# INFORMATION PROVIDED
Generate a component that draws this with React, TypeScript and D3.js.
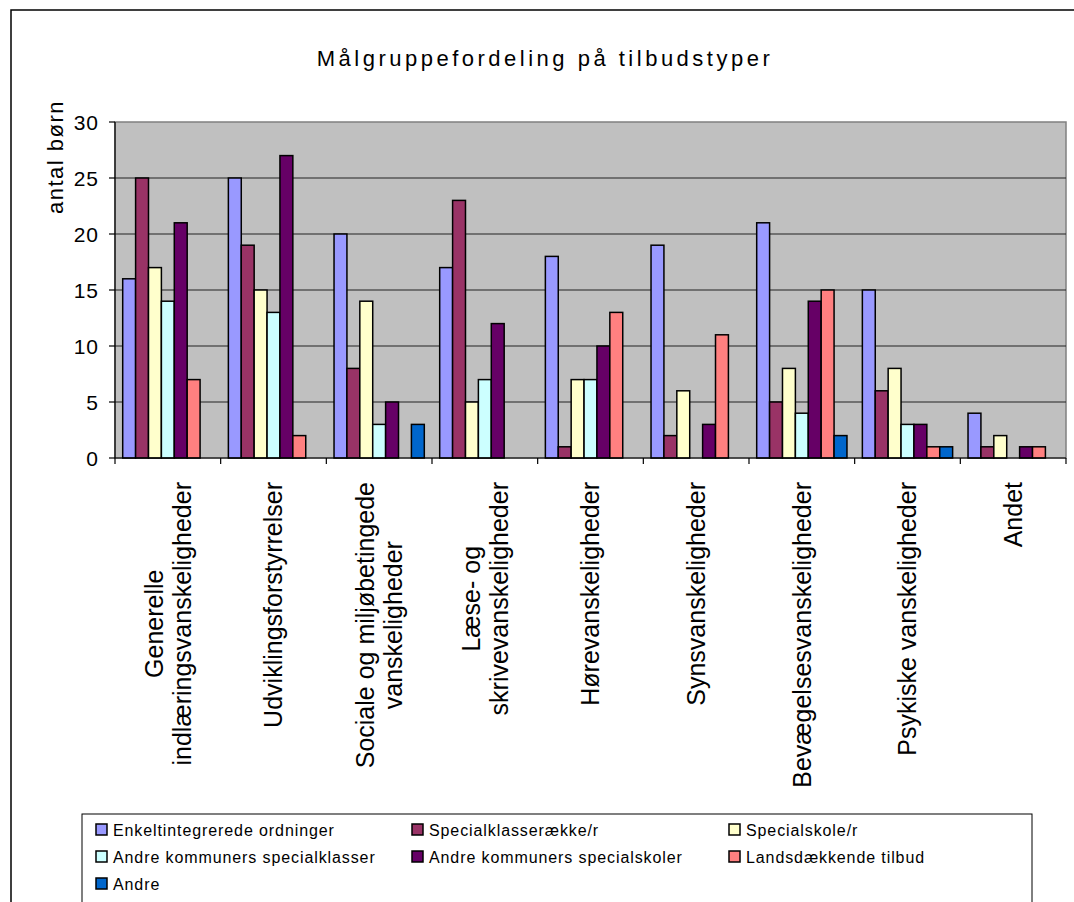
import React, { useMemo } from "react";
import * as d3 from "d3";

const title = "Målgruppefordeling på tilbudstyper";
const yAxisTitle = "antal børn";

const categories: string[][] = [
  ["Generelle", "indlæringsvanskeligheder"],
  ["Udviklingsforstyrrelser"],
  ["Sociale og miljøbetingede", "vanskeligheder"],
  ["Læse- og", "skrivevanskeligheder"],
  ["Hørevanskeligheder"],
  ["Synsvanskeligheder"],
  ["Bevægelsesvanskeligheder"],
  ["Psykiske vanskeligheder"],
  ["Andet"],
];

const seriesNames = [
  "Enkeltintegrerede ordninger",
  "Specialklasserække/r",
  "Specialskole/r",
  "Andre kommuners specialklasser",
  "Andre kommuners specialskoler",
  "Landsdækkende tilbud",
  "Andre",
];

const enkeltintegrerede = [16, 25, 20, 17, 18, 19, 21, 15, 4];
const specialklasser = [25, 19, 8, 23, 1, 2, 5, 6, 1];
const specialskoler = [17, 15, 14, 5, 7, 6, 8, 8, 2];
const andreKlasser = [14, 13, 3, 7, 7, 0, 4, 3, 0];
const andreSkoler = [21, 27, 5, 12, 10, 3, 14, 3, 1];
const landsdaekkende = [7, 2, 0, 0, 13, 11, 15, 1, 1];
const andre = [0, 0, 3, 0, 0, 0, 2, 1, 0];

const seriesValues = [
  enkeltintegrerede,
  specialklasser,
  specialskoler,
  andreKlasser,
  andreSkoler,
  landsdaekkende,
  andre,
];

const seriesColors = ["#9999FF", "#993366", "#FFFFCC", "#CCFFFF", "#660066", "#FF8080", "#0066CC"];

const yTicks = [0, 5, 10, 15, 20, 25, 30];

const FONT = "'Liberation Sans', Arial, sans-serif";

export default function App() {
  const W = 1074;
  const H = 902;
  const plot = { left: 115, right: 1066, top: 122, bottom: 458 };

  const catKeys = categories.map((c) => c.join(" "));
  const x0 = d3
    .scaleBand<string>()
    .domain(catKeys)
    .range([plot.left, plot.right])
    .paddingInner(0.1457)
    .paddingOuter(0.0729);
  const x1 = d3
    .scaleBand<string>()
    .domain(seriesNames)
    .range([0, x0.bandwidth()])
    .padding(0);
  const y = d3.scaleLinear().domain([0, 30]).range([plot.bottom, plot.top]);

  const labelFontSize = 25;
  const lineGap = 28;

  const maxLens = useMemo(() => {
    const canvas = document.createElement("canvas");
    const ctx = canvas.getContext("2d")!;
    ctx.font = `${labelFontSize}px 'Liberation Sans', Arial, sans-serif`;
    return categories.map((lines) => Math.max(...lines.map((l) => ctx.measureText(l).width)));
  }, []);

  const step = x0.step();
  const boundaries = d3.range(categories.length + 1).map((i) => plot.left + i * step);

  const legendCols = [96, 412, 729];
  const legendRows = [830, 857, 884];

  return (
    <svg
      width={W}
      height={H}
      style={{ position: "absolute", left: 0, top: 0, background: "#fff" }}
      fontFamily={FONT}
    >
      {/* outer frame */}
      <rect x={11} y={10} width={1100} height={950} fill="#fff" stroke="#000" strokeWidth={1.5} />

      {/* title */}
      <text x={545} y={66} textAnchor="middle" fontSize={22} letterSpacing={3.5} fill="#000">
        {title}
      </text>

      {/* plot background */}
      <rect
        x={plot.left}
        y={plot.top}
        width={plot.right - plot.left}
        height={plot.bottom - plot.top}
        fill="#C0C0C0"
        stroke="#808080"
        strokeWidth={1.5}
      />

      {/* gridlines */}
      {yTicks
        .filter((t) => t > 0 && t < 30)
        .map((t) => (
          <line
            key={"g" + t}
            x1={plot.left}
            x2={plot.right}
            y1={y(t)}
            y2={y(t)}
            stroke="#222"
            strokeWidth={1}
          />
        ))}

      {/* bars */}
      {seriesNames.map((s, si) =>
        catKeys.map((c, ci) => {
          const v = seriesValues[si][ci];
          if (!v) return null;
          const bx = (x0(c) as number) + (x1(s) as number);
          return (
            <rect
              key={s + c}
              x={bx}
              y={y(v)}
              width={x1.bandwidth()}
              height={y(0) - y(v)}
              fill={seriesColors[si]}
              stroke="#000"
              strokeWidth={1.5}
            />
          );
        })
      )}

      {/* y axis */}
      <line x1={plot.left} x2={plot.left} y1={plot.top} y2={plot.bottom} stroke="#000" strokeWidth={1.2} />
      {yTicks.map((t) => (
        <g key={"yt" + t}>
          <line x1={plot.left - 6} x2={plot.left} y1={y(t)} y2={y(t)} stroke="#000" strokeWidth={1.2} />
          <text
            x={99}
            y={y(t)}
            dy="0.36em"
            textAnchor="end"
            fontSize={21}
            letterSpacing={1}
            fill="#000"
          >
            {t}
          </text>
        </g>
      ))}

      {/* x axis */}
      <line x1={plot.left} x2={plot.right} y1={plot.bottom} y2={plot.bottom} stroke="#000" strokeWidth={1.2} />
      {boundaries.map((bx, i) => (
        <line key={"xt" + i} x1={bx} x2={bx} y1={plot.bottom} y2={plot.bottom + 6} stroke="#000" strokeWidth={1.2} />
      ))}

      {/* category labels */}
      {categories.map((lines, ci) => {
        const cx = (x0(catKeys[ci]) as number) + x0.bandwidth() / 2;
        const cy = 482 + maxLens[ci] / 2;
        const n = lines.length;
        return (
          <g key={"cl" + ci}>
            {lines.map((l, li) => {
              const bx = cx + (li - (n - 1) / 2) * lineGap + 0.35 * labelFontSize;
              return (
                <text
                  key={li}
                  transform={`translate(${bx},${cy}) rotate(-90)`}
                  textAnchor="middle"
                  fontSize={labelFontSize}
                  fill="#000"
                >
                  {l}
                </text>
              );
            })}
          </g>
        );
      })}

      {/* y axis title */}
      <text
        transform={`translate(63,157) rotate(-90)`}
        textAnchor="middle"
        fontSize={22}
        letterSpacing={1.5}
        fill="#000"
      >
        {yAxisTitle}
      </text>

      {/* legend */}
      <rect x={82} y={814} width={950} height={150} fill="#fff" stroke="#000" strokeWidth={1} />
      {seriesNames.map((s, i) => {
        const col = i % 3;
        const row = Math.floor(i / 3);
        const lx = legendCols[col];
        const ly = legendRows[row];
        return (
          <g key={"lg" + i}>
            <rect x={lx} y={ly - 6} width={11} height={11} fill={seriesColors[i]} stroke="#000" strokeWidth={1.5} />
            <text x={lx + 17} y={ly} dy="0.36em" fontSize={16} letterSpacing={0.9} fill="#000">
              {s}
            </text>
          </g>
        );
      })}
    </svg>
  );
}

# PROMPT
Your task is to reproduce exactly the lines from the start of the data above through the line containing "122, bottom: 458", leaving every picture out.

# THE RESPONSE
Generate a component that draws this with React, TypeScript and D3.js.
import React, { useMemo } from "react";
import * as d3 from "d3";

const title = "Målgruppefordeling på tilbudstyper";
const yAxisTitle = "antal børn";

const categories: string[][] = [
  ["Generelle", "indlæringsvanskeligheder"],
  ["Udviklingsforstyrrelser"],
  ["Sociale og miljøbetingede", "vanskeligheder"],
  ["Læse- og", "skrivevanskeligheder"],
  ["Hørevanskeligheder"],
  ["Synsvanskeligheder"],
  ["Bevægelsesvanskeligheder"],
  ["Psykiske vanskeligheder"],
  ["Andet"],
];

const seriesNames = [
  "Enkeltintegrerede ordninger",
  "Specialklasserække/r",
  "Specialskole/r",
  "Andre kommuners specialklasser",
  "Andre kommuners specialskoler",
  "Landsdækkende tilbud",
  "Andre",
];

const enkeltintegrerede = [16, 25, 20, 17, 18, 19, 21, 15, 4];
const specialklasser = [25, 19, 8, 23, 1, 2, 5, 6, 1];
const specialskoler = [17, 15, 14, 5, 7, 6, 8, 8, 2];
const andreKlasser = [14, 13, 3, 7, 7, 0, 4, 3, 0];
const andreSkoler = [21, 27, 5, 12, 10, 3, 14, 3, 1];
const landsdaekkende = [7, 2, 0, 0, 13, 11, 15, 1, 1];
const andre = [0, 0, 3, 0, 0, 0, 2, 1, 0];

const seriesValues = [
  enkeltintegrerede,
  specialklasser,
  specialskoler,
  andreKlasser,
  andreSkoler,
  landsdaekkende,
  andre,
];

const seriesColors = ["#9999FF", "#993366", "#FFFFCC", "#CCFFFF", "#660066", "#FF8080", "#0066CC"];

const yTicks = [0, 5, 10, 15, 20, 25, 30];

const FONT = "'Liberation Sans', Arial, sans-serif";

export default function App() {
  const W = 1074;
  const H = 902;
  const plot = { left: 115, right: 1066, top: 122, bottom: 458 };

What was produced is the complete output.